● TASK OBJECTIVE:
Output every line exactly as written. Leave out pictures.

● SOURCE DATA:
━━━
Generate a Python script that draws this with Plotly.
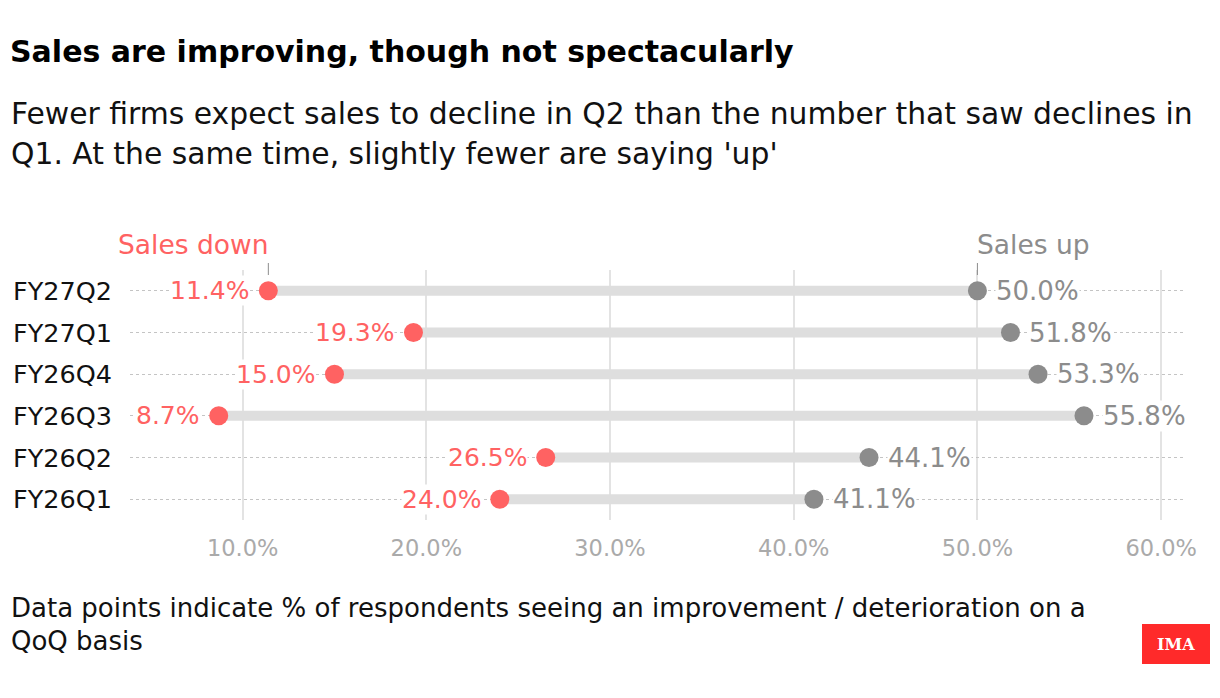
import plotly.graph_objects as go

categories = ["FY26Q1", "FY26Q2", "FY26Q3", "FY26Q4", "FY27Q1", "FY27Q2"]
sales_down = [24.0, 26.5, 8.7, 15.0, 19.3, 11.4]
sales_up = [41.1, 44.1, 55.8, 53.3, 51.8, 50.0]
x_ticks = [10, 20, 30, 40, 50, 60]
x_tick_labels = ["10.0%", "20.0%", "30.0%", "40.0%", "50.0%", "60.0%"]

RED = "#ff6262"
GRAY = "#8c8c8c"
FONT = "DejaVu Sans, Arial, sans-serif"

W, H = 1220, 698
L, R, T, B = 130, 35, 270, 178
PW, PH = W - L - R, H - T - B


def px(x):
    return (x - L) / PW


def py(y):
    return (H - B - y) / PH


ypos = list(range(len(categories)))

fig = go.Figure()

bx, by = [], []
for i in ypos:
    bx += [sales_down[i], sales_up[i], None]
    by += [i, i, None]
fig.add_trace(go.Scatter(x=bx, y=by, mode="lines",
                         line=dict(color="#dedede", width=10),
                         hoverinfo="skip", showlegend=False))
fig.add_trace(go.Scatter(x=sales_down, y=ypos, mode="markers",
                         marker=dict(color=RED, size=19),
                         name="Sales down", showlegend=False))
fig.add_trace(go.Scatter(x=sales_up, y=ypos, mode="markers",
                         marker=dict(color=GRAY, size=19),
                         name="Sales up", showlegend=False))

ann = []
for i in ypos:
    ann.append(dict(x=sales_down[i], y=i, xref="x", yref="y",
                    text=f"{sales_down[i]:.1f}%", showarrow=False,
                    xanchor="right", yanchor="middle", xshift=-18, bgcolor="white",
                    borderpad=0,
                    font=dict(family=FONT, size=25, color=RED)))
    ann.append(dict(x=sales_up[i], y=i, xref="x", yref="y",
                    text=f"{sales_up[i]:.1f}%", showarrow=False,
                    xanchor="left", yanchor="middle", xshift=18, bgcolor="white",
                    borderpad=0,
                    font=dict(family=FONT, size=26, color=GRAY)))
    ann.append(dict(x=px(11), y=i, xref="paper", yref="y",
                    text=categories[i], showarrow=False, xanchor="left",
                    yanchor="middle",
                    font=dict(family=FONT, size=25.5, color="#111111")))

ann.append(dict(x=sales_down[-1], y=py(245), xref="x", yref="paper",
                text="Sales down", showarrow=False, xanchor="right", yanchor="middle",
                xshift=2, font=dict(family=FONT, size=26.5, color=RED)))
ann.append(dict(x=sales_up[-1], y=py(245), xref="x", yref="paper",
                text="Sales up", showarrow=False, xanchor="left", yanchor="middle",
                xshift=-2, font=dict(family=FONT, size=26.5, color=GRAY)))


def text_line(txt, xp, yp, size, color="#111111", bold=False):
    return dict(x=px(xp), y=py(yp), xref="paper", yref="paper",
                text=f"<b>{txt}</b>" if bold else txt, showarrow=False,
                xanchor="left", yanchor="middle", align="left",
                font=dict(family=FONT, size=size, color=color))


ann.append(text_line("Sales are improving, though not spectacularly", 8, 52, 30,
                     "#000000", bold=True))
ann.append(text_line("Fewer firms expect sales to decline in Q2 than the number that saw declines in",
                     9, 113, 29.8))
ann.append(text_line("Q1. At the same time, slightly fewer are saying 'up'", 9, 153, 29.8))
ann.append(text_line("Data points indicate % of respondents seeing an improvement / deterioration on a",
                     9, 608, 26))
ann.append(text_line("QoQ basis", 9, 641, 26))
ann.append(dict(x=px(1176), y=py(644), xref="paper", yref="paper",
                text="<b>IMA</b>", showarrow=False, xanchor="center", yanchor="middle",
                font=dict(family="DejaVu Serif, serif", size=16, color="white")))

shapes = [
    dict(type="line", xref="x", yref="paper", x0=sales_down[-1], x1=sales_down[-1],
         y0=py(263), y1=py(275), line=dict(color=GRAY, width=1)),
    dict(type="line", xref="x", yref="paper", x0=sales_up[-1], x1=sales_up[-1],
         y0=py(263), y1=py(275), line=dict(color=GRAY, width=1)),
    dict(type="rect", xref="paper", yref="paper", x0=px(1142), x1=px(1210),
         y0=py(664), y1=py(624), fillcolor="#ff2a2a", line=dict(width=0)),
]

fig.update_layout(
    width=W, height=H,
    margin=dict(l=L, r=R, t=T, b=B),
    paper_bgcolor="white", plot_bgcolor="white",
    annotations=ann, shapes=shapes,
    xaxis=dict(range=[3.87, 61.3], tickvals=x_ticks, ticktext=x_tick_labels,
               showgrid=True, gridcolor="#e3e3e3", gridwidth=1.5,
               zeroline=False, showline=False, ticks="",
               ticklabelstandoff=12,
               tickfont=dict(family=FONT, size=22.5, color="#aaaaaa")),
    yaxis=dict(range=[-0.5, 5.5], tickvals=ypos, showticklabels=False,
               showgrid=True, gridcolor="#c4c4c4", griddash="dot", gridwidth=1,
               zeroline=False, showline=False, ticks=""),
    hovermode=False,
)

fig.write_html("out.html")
━━━
● REPLY:
Generate a Python script that draws this with Plotly.
import plotly.graph_objects as go

categories = ["FY26Q1", "FY26Q2", "FY26Q3", "FY26Q4", "FY27Q1", "FY27Q2"]
sales_down = [24.0, 26.5, 8.7, 15.0, 19.3, 11.4]
sales_up = [41.1, 44.1, 55.8, 53.3, 51.8, 50.0]
x_ticks = [10, 20, 30, 40, 50, 60]
x_tick_labels = ["10.0%", "20.0%", "30.0%", "40.0%", "50.0%", "60.0%"]

RED = "#ff6262"
GRAY = "#8c8c8c"
FONT = "DejaVu Sans, Arial, sans-serif"

W, H = 1220, 698
L, R, T, B = 130, 35, 270, 178
PW, PH = W - L - R, H - T - B


def px(x):
    return (x - L) / PW


def py(y):
    return (H - B - y) / PH


ypos = list(range(len(categories)))

fig = go.Figure()

bx, by = [], []
for i in ypos:
    bx += [sales_down[i], sales_up[i], None]
    by += [i, i, None]
fig.add_trace(go.Scatter(x=bx, y=by, mode="lines",
                         line=dict(color="#dedede", width=10),
                         hoverinfo="skip", showlegend=False))
fig.add_trace(go.Scatter(x=sales_down, y=ypos, mode="markers",
                         marker=dict(color=RED, size=19),
                         name="Sales down", showlegend=False))
fig.add_trace(go.Scatter(x=sales_up, y=ypos, mode="markers",
                         marker=dict(color=GRAY, size=19),
                         name="Sales up", showlegend=False))

ann = []
for i in ypos:
    ann.append(dict(x=sales_down[i], y=i, xref="x", yref="y",
                    text=f"{sales_down[i]:.1f}%", showarrow=False,
                    xanchor="right", yanchor="middle", xshift=-18, bgcolor="white",
                    borderpad=0,
                    font=dict(family=FONT, size=25, color=RED)))
    ann.append(dict(x=sales_up[i], y=i, xref="x", yref="y",
                    text=f"{sales_up[i]:.1f}%", showarrow=False,
                    xanchor="left", yanchor="middle", xshift=18, bgcolor="white",
                    borderpad=0,
                    font=dict(family=FONT, size=26, color=GRAY)))
    ann.append(dict(x=px(11), y=i, xref="paper", yref="y",
                    text=categories[i], showarrow=False, xanchor="left",
                    yanchor="middle",
                    font=dict(family=FONT, size=25.5, color="#111111")))

ann.append(dict(x=sales_down[-1], y=py(245), xref="x", yref="paper",
                text="Sales down", showarrow=False, xanchor="right", yanchor="middle",
                xshift=2, font=dict(family=FONT, size=26.5, color=RED)))
ann.append(dict(x=sales_up[-1], y=py(245), xref="x", yref="paper",
                text="Sales up", showarrow=False, xanchor="left", yanchor="middle",
                xshift=-2, font=dict(family=FONT, size=26.5, color=GRAY)))


def text_line(txt, xp, yp, size, color="#111111", bold=False):
    return dict(x=px(xp), y=py(yp), xref="paper", yref="paper",
                text=f"<b>{txt}</b>" if bold else txt, showarrow=False,
                xanchor="left", yanchor="middle", align="left",
                font=dict(family=FONT, size=size, color=color))


ann.append(text_line("Sales are improving, though not spectacularly", 8, 52, 30,
                     "#000000", bold=True))
ann.append(text_line("Fewer firms expect sales to decline in Q2 than the number that saw declines in",
                     9, 113, 29.8))
ann.append(text_line("Q1. At the same time, slightly fewer are saying 'up'", 9, 153, 29.8))
ann.append(text_line("Data points indicate % of respondents seeing an improvement / deterioration on a",
                     9, 608, 26))
ann.append(text_line("QoQ basis", 9, 641, 26))
ann.append(dict(x=px(1176), y=py(644), xref="paper", yref="paper",
                text="<b>IMA</b>", showarrow=False, xanchor="center", yanchor="middle",
                font=dict(family="DejaVu Serif, serif", size=16, color="white")))

shapes = [
    dict(type="line", xref="x", yref="paper", x0=sales_down[-1], x1=sales_down[-1],
         y0=py(263), y1=py(275), line=dict(color=GRAY, width=1)),
    dict(type="line", xref="x", yref="paper", x0=sales_up[-1], x1=sales_up[-1],
         y0=py(263), y1=py(275), line=dict(color=GRAY, width=1)),
    dict(type="rect", xref="paper", yref="paper", x0=px(1142), x1=px(1210),
         y0=py(664), y1=py(624), fillcolor="#ff2a2a", line=dict(width=0)),
]

fig.update_layout(
    width=W, height=H,
    margin=dict(l=L, r=R, t=T, b=B),
    paper_bgcolor="white", plot_bgcolor="white",
    annotations=ann, shapes=shapes,
    xaxis=dict(range=[3.87, 61.3], tickvals=x_ticks, ticktext=x_tick_labels,
               showgrid=True, gridcolor="#e3e3e3", gridwidth=1.5,
               zeroline=False, showline=False, ticks="",
               ticklabelstandoff=12,
               tickfont=dict(family=FONT, size=22.5, color="#aaaaaa")),
    yaxis=dict(range=[-0.5, 5.5], tickvals=ypos, showticklabels=False,
               showgrid=True, gridcolor="#c4c4c4", griddash="dot", gridwidth=1,
               zeroline=False, showline=False, ticks=""),
    hovermode=False,
)

fig.write_html("out.html")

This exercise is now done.